Intermodal terminals can connect different transport modes and be used for various tasks, lowering transshipment costs. In the presented case study, their location was selected manually based on multiple criteria, primarily their current role and infrastructure options. Future research is aimed at the country level, so it is more complex to specify the terminals’ locations. The optimization tools will be used, incorporating real-world data and conditions to determine the most effective terminal locations.

The development of hydrogen strategic support is changing quickly. It can be expected that, due to the support of a zero-emission economy, the EU, and, therefore, individual states, will create subsidy titles to support the implementation of hydrogen. For this reason, the initial higher costs of hydrogen transport compared to already established mass commodities such as natural gas or fossil fuels can be mitigated by subsidies. Technological development can also be expected in the future, which will probably lead to lower costs for individual technologies. For example, the price of the MEGC system is currently high, see Section 2.2.1, but its gradual decrease can be expected.

Environmental evaluation was not performed in this case study. To perform it adequately, it is necessary to analyze a number of different parameters and influences. It would also be necessary to cover the influence of individual vehicle types and their drivers, mainly semi-trailer tractors and container handlers. The potential of using hydrogen as fuel for vehicles in a given logistics chain is also promising.
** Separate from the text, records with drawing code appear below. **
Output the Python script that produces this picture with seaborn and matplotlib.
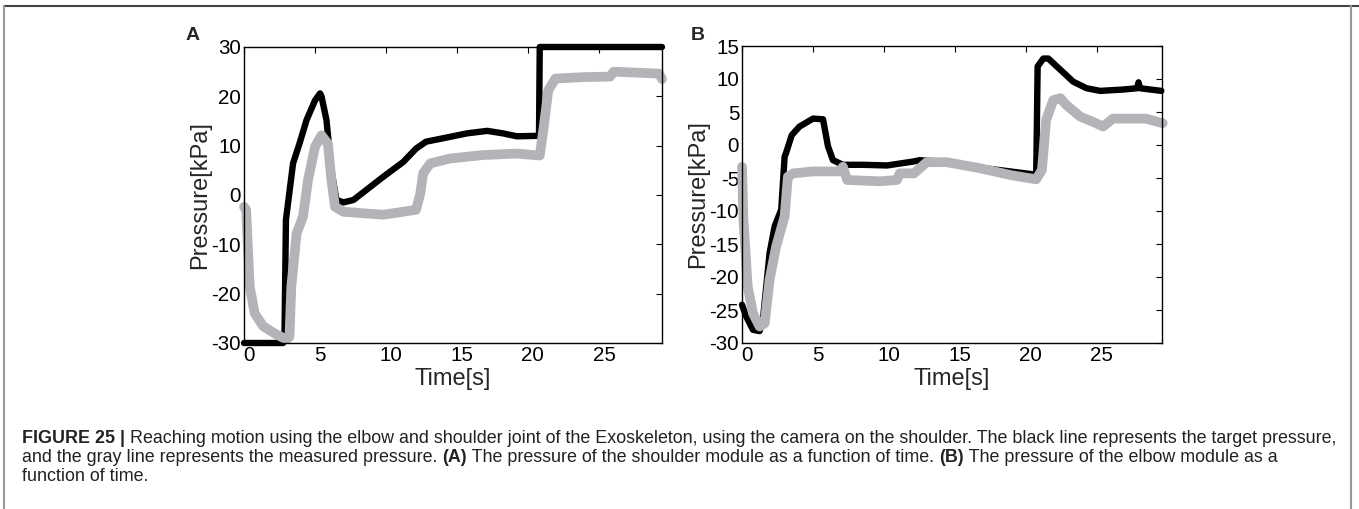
import numpy as np
import pandas as pd
import seaborn as sns
import matplotlib
matplotlib.use("Agg")
import matplotlib.pyplot as plt
from matplotlib.lines import Line2D
from matplotlib.transforms import ScaledTranslation

# valores (t em s, pressao em kPa)
a_target_t = [0, 2.75, 2.85, 2.95, 3.45, 3.9, 4.4, 5.0, 5.35, 5.45, 5.8, 6.15, 6.5, 7.0,
              7.7, 9.8, 11.2, 12.1, 12.8, 14.0, 15.7, 17.1, 18.2, 19.2, 20.75, 20.8, 29.4]
a_target_p = [-30, -30, -28, -5, 6.4, 10.4, 15.2, 19.2, 20.6, 20.0, 15.2, 5, -1, -1.5,
              -1, 3.7, 6.7, 9.4, 10.8, 11.5, 12.5, 13, 12.5, 11.9, 12, 30, 30]

a_meas_t = [0, 0.15, 0.4, 0.75, 1.35, 2.3, 3.0, 3.2, 3.33, 3.7, 4.15, 4.5, 5.0, 5.45, 5.9,
            6.15, 6.4, 7.0, 9.8, 12.1, 12.4, 12.6, 13.1, 14.5, 16.8, 19.2, 20.8, 21.05, 21.4,
            21.9, 23.9, 25.75, 26.0, 29.2, 29.4]
a_meas_p = [-2.4, -3, -18.5, -24, -26.6, -28.3, -29.3, -28.7, -18.5, -7.8, -4.4, 3, 9.8, 12.1, 10.4,
            3, -2.4, -3.4, -4, -3, 0.3, 4.4, 6.4, 7.4, 8.1, 8.4, 8, 13.1, 21.2,
            23.6, 23.9, 24, 25, 24.6, 23.5]

b_target_t = [0, 0.3, 0.77, 1.24, 1.47, 1.94, 2.3, 2.76, 3.0, 3.1, 3.5, 4.05, 5.0, 5.7, 6.05,
              6.4, 7.1, 8.5, 10.2, 12.06, 12.5, 14.4, 17.0, 20.7, 20.8, 21.2, 21.55, 22.4,
              23.3, 24.24, 25.2, 26.8, 27.8, 27.9, 28.0, 29.5]
b_target_p = [-24.2, -26, -28, -28.2, -26.5, -16.4, -12.3, -9.8, -1.75, -1.2, 1.5, 2.8, 4, 3.9, -0.2,
              -2.3, -3, -3, -3.1, -2.5, -2.3, -2.6, -3.5, -4.5, 11.9, 13.1, 13.1, 11.4,
              9.6, 8.6, 8.2, 8.4, 8.6, 9.5, 8.6, 8.2]

b_meas_t = [0, 0.1, 0.4, 0.77, 1.24, 1.6, 1.94, 2.4, 3.0, 3.23, 3.6, 5.0, 6.9, 7.1, 7.4, 9.7,
            10.9, 11.1, 12.1, 13.0, 14.4, 16.7, 19.0, 20.7, 21.1, 21.4, 21.9, 22.4, 22.8,
            23.8, 24.7, 25.4, 26.1, 28.4, 29.6]
b_meas_p = [-3.3, -11.3, -21.4, -25.5, -27.5, -27, -20.4, -15.4, -10.8, -4.8, -4.3, -4, -4, -3.3, -5.3, -5.5,
            -5.3, -4.3, -4.3, -2.6, -2.6, -3.5, -4.6, -5.2, -3.8, 3.8, 6.8, 7.1, 6.1,
            4.3, 3.5, 2.8, 4, 4, 3.3]

sns.set_theme(style="white")
plt.rcParams["font.family"] = ["Liberation Sans", "DejaVu Sans"]
plt.rcParams["axes.unicode_minus"] = False

fig = plt.figure(figsize=(13.59, 5.09), dpi=100)
gray = "#b4b4b8"

paineis = [
    ("A", [244 / 1359, 1 - 343 / 509, 418 / 1359, 296 / 509], a_target_t, a_target_p, a_meas_t, a_meas_p,
     29.4, (-30, 30), np.arange(-30, 31, 10), 186),
    ("B", [742 / 1359, 1 - 343 / 509, 420 / 1359, 297 / 509], b_target_t, b_target_p, b_meas_t, b_meas_p,
     29.55, (-30, 15), np.arange(-30, 16, 5), 691),
]

for letra, pos, tt, tp, mt, mp, xmax, ylim, yticks, xletra in paineis:
    ax = fig.add_axes(pos)
    sns.lineplot(x=tt, y=tp, ax=ax, color="black", linewidth=4.6, sort=False, estimator=None, zorder=2)
    sns.lineplot(x=mt, y=mp, ax=ax, color=gray, linewidth=7, sort=False, estimator=None, zorder=3)
    for ln in ax.lines:
        ln.set_clip_on(False)
    ax.set_xlim(0, xmax)
    ax.set_ylim(*ylim)
    ax.set_xticks(np.arange(0, 26, 5))
    ax.set_yticks(yticks)
    ax.tick_params(direction="in", top=True, right=True, length=4, width=0.8, labelsize=14.8,
                   colors="black", pad=2)
    desloc = ScaledTranslation(4.5 / 100, 0, fig.dpi_scale_trans)
    for lab in ax.get_xticklabels():
        lab.set_transform(lab.get_transform() + desloc)
    for s in ax.spines.values():
        s.set_color("black")
        s.set_linewidth(1.0)
        s.set_zorder(5)
    ax.set_xlabel("Time[s]", fontsize=17, labelpad=2)
    ax.set_ylabel("Pressure[kPa]", fontsize=17, labelpad=0)
    fig.text(xletra / 1359, 1 - 40 / 509, letra, fontsize=14, fontweight="bold", ha="left", va="baseline")

# moldura da figura
fig.add_artist(Line2D([4 / 1359, 1], [1 - 6 / 509, 1 - 6 / 509], color="#444444", linewidth=1.5))
fig.add_artist(Line2D([4 / 1359, 4 / 1359], [0, 1 - 6 / 509], color="#999999", linewidth=1.5))
fig.add_artist(Line2D([1351 / 1359, 1351 / 1359], [0, 1 - 6 / 509], color="#999999", linewidth=1.5))

# legenda (texto com partes em negrito)
linhas = [
    [("FIGURE 25 |", True), (" Reaching motion using the elbow and shoulder joint of the Exoskeleton, "
                             "using the camera on the shoulder. The black line represents the target pressure,", False)],
    [("and the gray line represents the measured pressure. ", False), ("(A)", True),
     (" The pressure of the shoulder module as a function of time. ", False), ("(B)", True),
     (" The pressure of the elbow module as a", False)],
    [("function of time.", False)],
]
renderer = fig.canvas.get_renderer()
y0 = 443
for linha in linhas:
    x = 22
    for txt, negrito in linha:
        t = fig.text(x / 1359, 1 - y0 / 509, txt, fontsize=12.85, color="#222222",
                     fontweight="bold" if negrito else "normal", ha="left", va="baseline")
        x += t.get_window_extent(renderer=renderer).width
    y0 += 19

fig.savefig("out.png", dpi=100)
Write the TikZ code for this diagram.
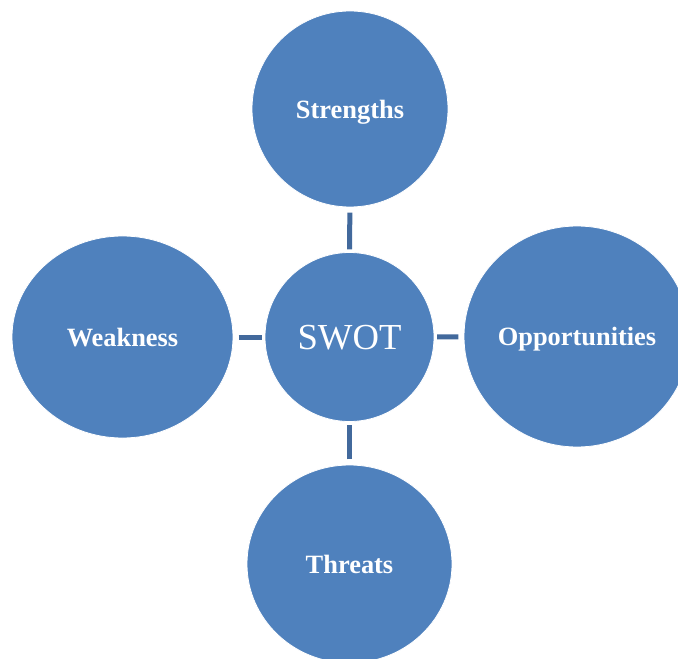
\documentclass[tikz,border=0pt]{standalone}
\usepackage{fontspec}
\setmainfont{Liberation Serif}
\usetikzlibrary{shapes.geometric}
\definecolor{fillblue}{HTML}{4F81BD}
\definecolor{connblue}{HTML}{42699C}
\tikzset{
  bubble/.style={ellipse, fill=fillblue, draw=white, line width=0.6pt, inner sep=0pt, text=white,
    text depth=0pt, font=\fontsize{19.8}{24}\selectfont\bfseries},
  conn/.style={draw=connblue, line width=3.75pt, shorten <=4pt, shorten >=2pt}
}
\begin{document}
\begin{tikzpicture}[x=0.75pt,y=-0.75pt]
\useasboundingbox (0,0) rectangle (678,659);
\clip (0,0) rectangle (678,659);
\node[bubble, minimum width=126.75pt, minimum height=126.75pt, font=\fontsize{27.5}{33}\selectfont] (swot) at (349.5,337) {SWOT};
\node[bubble, minimum width=147pt, minimum height=147pt] (str) at (350,109) {Strengths};
\node[bubble, minimum width=165.75pt, minimum height=151.5pt] (weak) at (122.5,337) {Weakness};
\node[bubble, minimum width=169.5pt, minimum height=165.75pt] (opp) at (577,336.5) {Opportunities};
\node[bubble, minimum width=153.75pt, minimum height=148.5pt] (thr) at (349.5,564) {Threats};
\draw[conn] (str) -- (swot);
\draw[conn] (weak) -- (swot);
\draw[conn] (opp) -- (swot);
\draw[conn] (thr) -- (swot);
\end{tikzpicture}
\end{document}
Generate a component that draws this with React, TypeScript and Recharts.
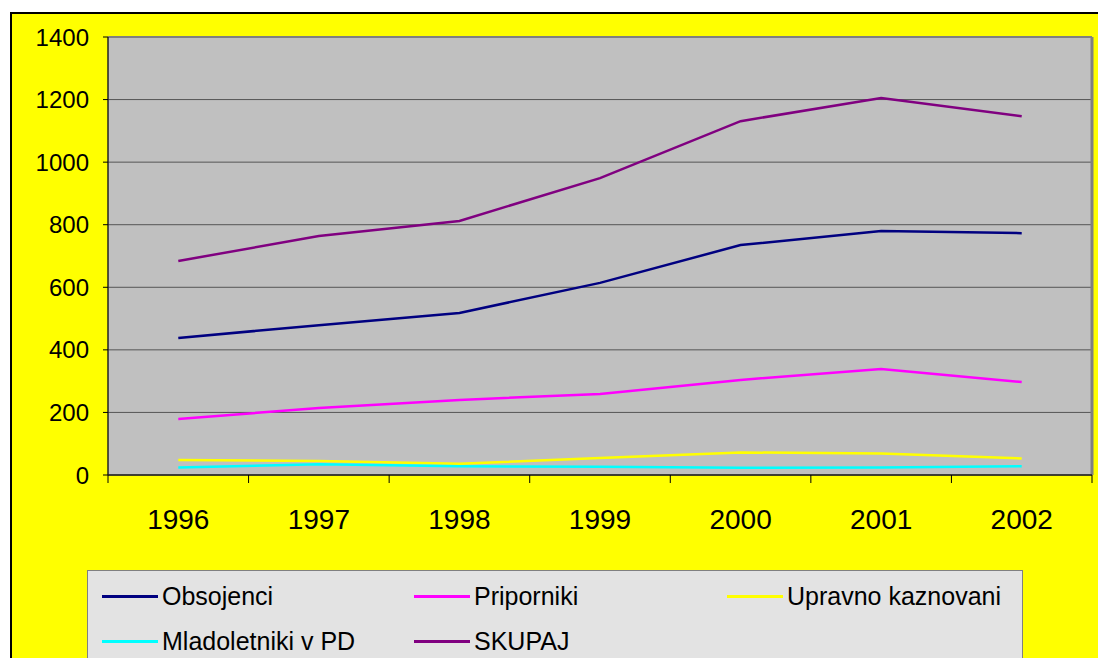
import React from 'react';
import { LineChart, Line, XAxis, YAxis, CartesianGrid, ReferenceLine } from 'recharts';

const years = ['1996', '1997', '1998', '1999', '2000', '2001', '2002'];
const obsojenci = [438, 479, 518, 614, 735, 780, 773];
const priporniki = [179, 214, 240, 259, 304, 339, 297];
const upravno = [48, 45, 36, 54, 72, 69, 53];
const mladoletniki = [24, 34, 28, 26, 23, 24, 28];
const skupaj = [684, 764, 812, 949, 1131, 1205, 1147];
const yTicks = [0, 200, 400, 600, 800, 1000, 1200, 1400];

const SERIES = [
  { key: 'obsojenci', name: 'Obsojenci', color: '#000080' },
  { key: 'priporniki', name: 'Priporniki', color: '#FF00FF' },
  { key: 'upravno', name: 'Upravno kaznovani', color: '#FFFF00' },
  { key: 'mladoletniki', name: 'Mladoletniki v PD', color: '#00FFFF' },
  { key: 'skupaj', name: 'SKUPAJ', color: '#800080' },
];

// x sits in the middle of each category, Excel style
const data = years.map((y, i) => ({
  x: i + 0.5,
  year: y,
  obsojenci: obsojenci[i],
  priporniki: priporniki[i],
  upravno: upravno[i],
  mladoletniki: mladoletniki[i],
  skupaj: skupaj[i],
}));

const xTicks: number[] = [];
for (let i = 0; i <= years.length * 2; i++) xTicks.push(i / 2);

const FONT = 'Arial, "Liberation Sans", sans-serif';

const XTick = (props: any) => {
  const { x, y, payload } = props;
  const v = payload.value as number;
  if (Number.isInteger(v)) {
    return <line x1={x} x2={x} y1={y} y2={y + 8} stroke="#000" strokeWidth={1} />;
  }
  return (
    <text x={x} y={y + 54} textAnchor="middle" fontSize={28} fontFamily={FONT} fill="#000">
      {years[Math.floor(v)]}
    </text>
  );
};

const LegendBox = () => (
  <div
    style={{
      position: 'absolute',
      left: 87,
      top: 570,
      width: 936,
      height: 100,
      boxSizing: 'border-box',
      background: '#E3E3E3',
      border: '1px solid #808080',
      paddingTop: 3,
      paddingLeft: 14,
      display: 'grid',
      gridTemplateColumns: '312px 313px 300px',
      gridAutoRows: '45px',
      fontFamily: FONT,
      fontSize: 25,
      color: '#000',
    }}
  >
    {SERIES.map(s => (
      <div key={s.key} style={{ display: 'flex', alignItems: 'center' }}>
        <span style={{ display: 'inline-block', width: 56, height: 3, background: s.color, marginRight: 4 }} />
        <span>{s.name}</span>
      </div>
    ))}
  </div>
);

export default function App() {
  return (
    <div style={{ position: 'absolute', left: 0, top: 0, width: 1098, height: 658, overflow: 'hidden', background: '#fff' }}>
      <div
        style={{
          position: 'absolute',
          left: 10,
          top: 12,
          width: 1100,
          height: 660,
          background: '#FFFF00',
          borderTop: '2px solid #000',
          borderLeft: '2px solid #000',
        }}
      />
      <div style={{ position: 'absolute', left: 0, top: 0 }}>
        <LineChart width={1098} height={658} data={data} margin={{ top: 37, right: 6, left: 10, bottom: 123 }}>
          <CartesianGrid vertical={false} fill="#C0C0C0" stroke="#555555" strokeWidth={1} />
          <XAxis
            dataKey="x"
            type="number"
            domain={[0, years.length]}
            ticks={xTicks}
            interval={0}
            height={60}
            tickSize={0}
            tickMargin={0}
            tickLine={false}
            tick={<XTick />}
            axisLine={{ stroke: '#222', strokeWidth: 1.5 }}
          />
          <YAxis
            domain={[0, 1400]}
            ticks={yTicks}
            width={98}
            tickSize={5}
            tickMargin={14}
            tickLine={{ stroke: '#000' }}
            axisLine={{ stroke: '#222', strokeWidth: 1.5 }}
            tick={{ fontSize: 24, fill: '#000', fontFamily: FONT }}
          />
          <ReferenceLine y={1400} stroke="#808080" strokeWidth={2} />
          <ReferenceLine x={years.length} stroke="#808080" strokeWidth={3} />
          {SERIES.map(s => (
            <Line
              key={s.key}
              dataKey={s.key}
              name={s.name}
              stroke={s.color}
              strokeWidth={2.5}
              dot={false}
              isAnimationActive={false}
            />
          ))}
        </LineChart>
      </div>
      <LegendBox />
    </div>
  );
}
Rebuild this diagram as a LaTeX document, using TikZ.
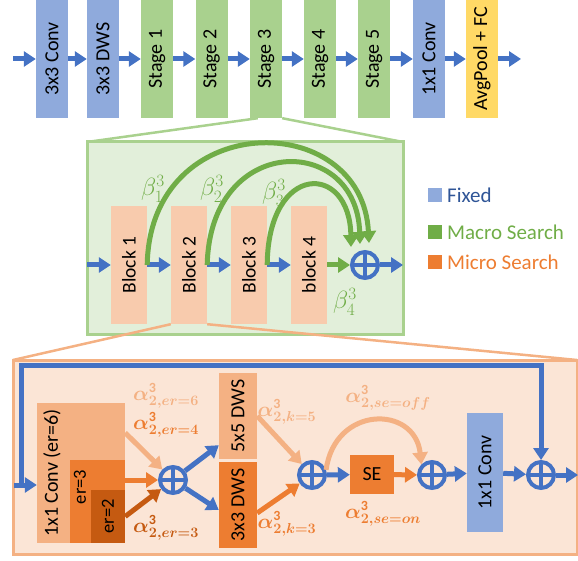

Future work should aim to cover environmental parameters in more detail.

6. Conclusions

This study begins with a literature review to summarize the current state of hydrogen distribution. Most existing studies focus more on long-distance hydrogen transport, while medium- and short-distance transports are underexplored, and rail transport is rarely mentioned. Based on the literature review and an analysis of existing challenges, this study develops a model to evaluate the technical, economic, and environmental performance of the hydrogen logistic chain. Finally, the proposed model is demonstrated through a case study conducted in selected regions in the southern Czech Republic.

The main conclusions of this study include the following:

• Multimodal transport significantly reduces transportation costs compared to road transport. The highest transportation costs are reduced by 52%, and the average transportation costs are reduced by 41%.
• Integrating real infrastructure into the model leads to variations in transportation costs for similar distances due to differences in variable costs (mainly tolls).
• A comprehensive evaluation of all key components of the logistics chain is essential for an accurate TEA.
• Acquiring real and verified data is crucial but remains one of the most challenging aspects.

This study serves as the first attempt to develop a techno-economic assessment model for evaluating the domestic hydrogen logistic chain. In addition, as the case study covered a relatively large area of the Czech Republic and is based on real infrastructure and data, the findings provide valuable insights for future hydrogen deployment and strategic planning in the country.